1a. If you did physically work in NY for at least one day, then we have to apply the "convenience of the employer" test to determine if you all your NY employer wages are taxable to NY, or only proportionally for the days you worked in NY. It sounds like you would pass the convenience of the employer test and would not owe NY taxes, but this might need to be reviewed.
2. You would never owe NY taxes for income earned from a KY employer if you were not living in NY at the time. (Your wages before May.)

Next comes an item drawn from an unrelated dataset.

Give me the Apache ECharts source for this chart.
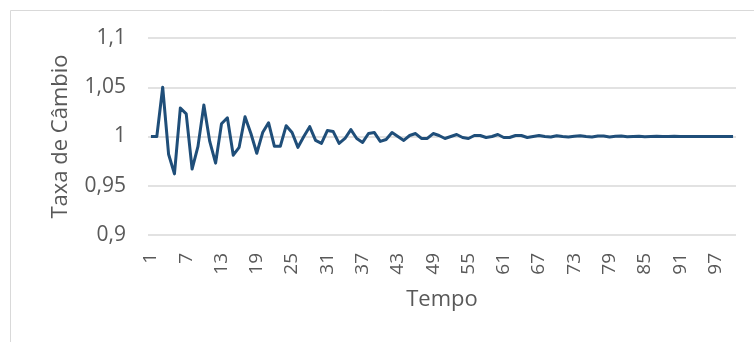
<!DOCTYPE html>
<html>
<head>
<meta charset="utf-8">
<script src="https://cdn.jsdelivr.net/npm/echarts@6/dist/echarts.min.js"></script>
<style>
  html, body { margin: 0; padding: 0; background: #ffffff; }
  #chart { width: 754px; height: 342px; }
</style>
</head>
<body>
<div id="chart"></div>
<script>
// Exchange-rate path over time (periods 1..100)
const periods = Array.from({ length: 100 }, (_, i) => String(i + 1));

const taxaCambio = [
  1.000, 1.000, 1.050, 0.982, 0.962, 1.029, 1.023, 0.967, 0.990, 1.032,
  0.995, 0.973, 1.013, 1.019, 0.981, 0.989, 1.020, 1.003, 0.983, 1.004,
  1.014, 0.990, 0.990, 1.011, 1.004, 0.989, 1.000, 1.010, 0.996, 0.993,
  1.006, 1.005, 0.993, 0.998, 1.007, 0.998, 0.994, 1.003, 1.004, 0.995,
  0.997, 1.004, 1.000, 0.996, 1.001, 1.003, 0.998, 0.998, 1.003, 1.001,
  0.998, 1.000, 1.002, 0.999, 0.998, 1.001, 1.001, 0.999, 1.000, 1.002,
  0.999, 0.999, 1.001, 1.001, 0.999, 1.000, 1.001, 1.000, 0.9995, 1.0008,
  1.000, 0.9995, 1.0003, 1.0008, 1.000, 0.9995, 1.0005, 1.0005, 0.9996, 1.0002,
  1.0004, 0.9998, 1.0000, 1.0003, 0.9998, 1.0001, 1.0002, 0.9999, 1.0000, 1.0002,
  0.9999, 1.0000, 1.0001, 1.0000, 0.9999, 1.0001, 1.0001, 1.0000, 1.0000, 1.0000
];

const yTicks = { min: 0.9, max: 1.1, step: 0.05 };

const textColor = '#595959';
const fontFamily = '"Open Sans", "Noto Sans", sans-serif';

const chart = echarts.init(document.getElementById('chart'), null, { renderer: 'canvas' });

chart.setOption({
  animation: false,
  backgroundColor: '#ffffff',
  graphic: [{
    type: 'rect',
    shape: { x: 10.5, y: 10.5, width: 800, height: 400 },
    style: { fill: 'none', stroke: '#d9d9d9', lineWidth: 1 },
    silent: true,
    z: -1
  }],
  grid: { left: 148, right: 18, top: 38, bottom: 107 },
  xAxis: {
    type: 'category',
    data: periods,
    boundaryGap: true,
    name: 'Tempo',
    nameLocation: 'middle',
    nameGap: 54,
    nameTextStyle: { color: textColor, fontFamily, fontSize: 22 },
    axisLine: { show: false },
    axisTick: { show: false },
    axisLabel: {
      interval: 5,
      rotate: 90,
      margin: 18,
      color: textColor,
      fontFamily,
      fontSize: 19
    },
    splitLine: { show: false }
  },
  yAxis: {
    type: 'value',
    min: yTicks.min,
    max: yTicks.max,
    interval: yTicks.step,
    name: 'Taxa de Câmbio',
    nameLocation: 'middle',
    nameRotate: 90,
    nameGap: 76,
    nameTextStyle: { color: textColor, fontFamily, fontSize: 22 },
    axisLine: { show: false },
    axisTick: { show: false },
    axisLabel: {
      margin: 22,
      color: textColor,
      fontFamily,
      fontSize: 21,
      formatter: v => String(Math.round(v * 100) / 100).replace('.', ',')
    },
    splitLine: { lineStyle: { color: '#d9d9d9', width: 1.5 } }
  },
  series: [{
    type: 'line',
    data: taxaCambio,
    symbol: 'none',
    smooth: false,
    lineStyle: { color: '#1f4e79', width: 3, join: 'round' }
  }]
});
</script>
</body>
</html>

Generally, you file a resident state tax return for the state of your permanent residence that reports and pays tax on all your world-wide income. If you have income that is "sourced" or connected to another state, you file a non-resident tax return in that state to report and pay tax only on income sourced to that state. For example, if you won a NY lottery prize or sold property in NY, that would be NY-connected income. Most of the time, the "source" of wage income is the state where you physically performed the work, not the state where the company is located. Assuming you pass the convenience of the employer test, then your only NY-source income would be any wages paid for days you were physically working in NY (such as meetings or training).
Because you had NY withholding, you need to file a NY non-resident tax return to get it back. When you prepare a non-resident return, Turbotax will ask you to allocate your income to your home state and your non-resident state. In your situation, you would tell Turbotax that you had zero NY income. That will result in no tax owed and a full refund of the withholding.